Siyasilerin büyük bölümünde, “Bunlara karşı çıkarsak, bu gürültücü azınlık, kadına şiddetten
yanaymışız gibi algı meydana getirir. Bize oy kaybettirir!” düşüncesi
yerleşti.
Bundan dolayı da, “kadına
pozitif ayrımcılık” gibi kulağa hoş giden bir “feminist söyleme” sarılmalar arttı.
Buradaki “kadına
pozitif ayrımcılık” yaklaşımı, tıpkı “psikolojik
şiddet” gibi bir “belirsizlik”
alanını ifade ediyor.
Kadınlarımızın kahir ekseriyeti de, çocuklarından birine “negatif ayrımcılık” yapılmasına karşı
çıkıyor.
Yazıyı uzatmayalım.
Meseleye, salt “kadın”
ve salt “erkek” zaviyesinden
bakanlar ve sesi çok çıkan “feminist-sol”un
gazına gelenler, büyük hata yaparlar.
İnsanlar erkek ya da kadın oluşlarına göre kıymet kazanmaz
ya da kaybetmezler.
Delikanlılığın erkeği, kadını yoktur.
Adalet, kadın erkek ayrımı yapmaz.
Kadın sadece kadın, erkek de sadece erkek olarak görülemez.

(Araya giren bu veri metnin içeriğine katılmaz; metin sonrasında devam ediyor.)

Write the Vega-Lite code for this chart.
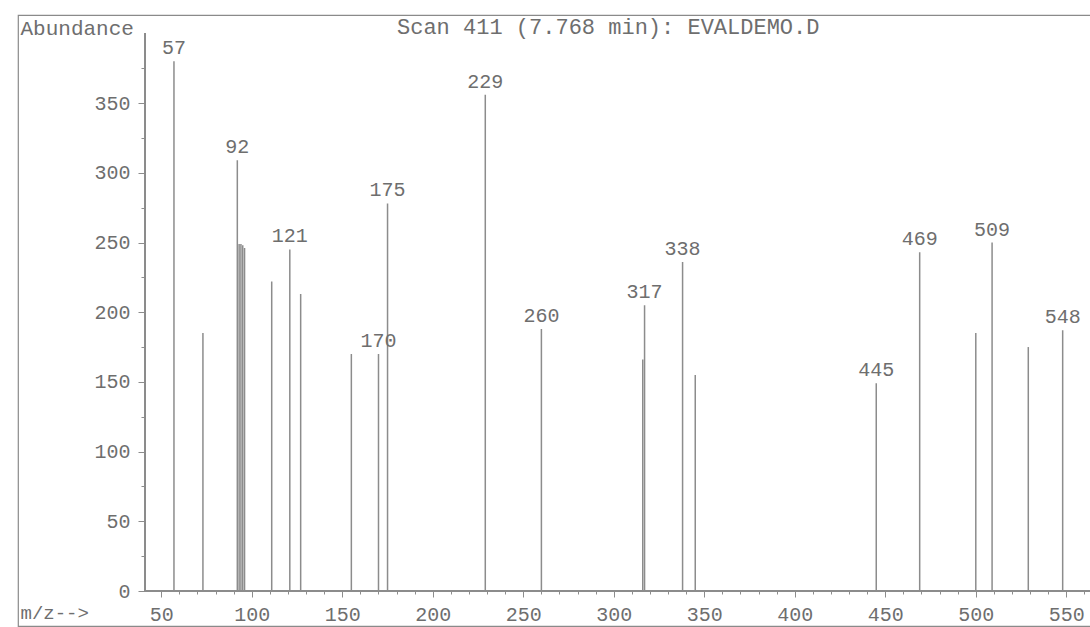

Annelik, babalık, karı kocalık, ev hanımlığı, aile reisliği,
anne, abla, baba şefkati, İstanbul Sözleşmesi zihniyetine göre birer “klişeleşmiş rol”dür.
Anadolu insanı için ise, aileyi ve ülkeyi ayakta tutan,
bölünmez kılan gerçeklerdir.
“Sessiz azınlığın” gürültüsü, bu gerçeklere dikkat
çekenlerin seslerini duyulmaz hale getirse de…
Bilirsiniz:
“Gerçeklerin bir
gün mutlaka ortaya çıkmak gibi güzel bir huyu vardır.”
*
Bütün hanımefendilerimize, beyefendilerimize, gençlerimize,
çocuklarımıza…
“Cinsiyet ayrımı” yapmaksızın selâmlarımı gönderiyorum.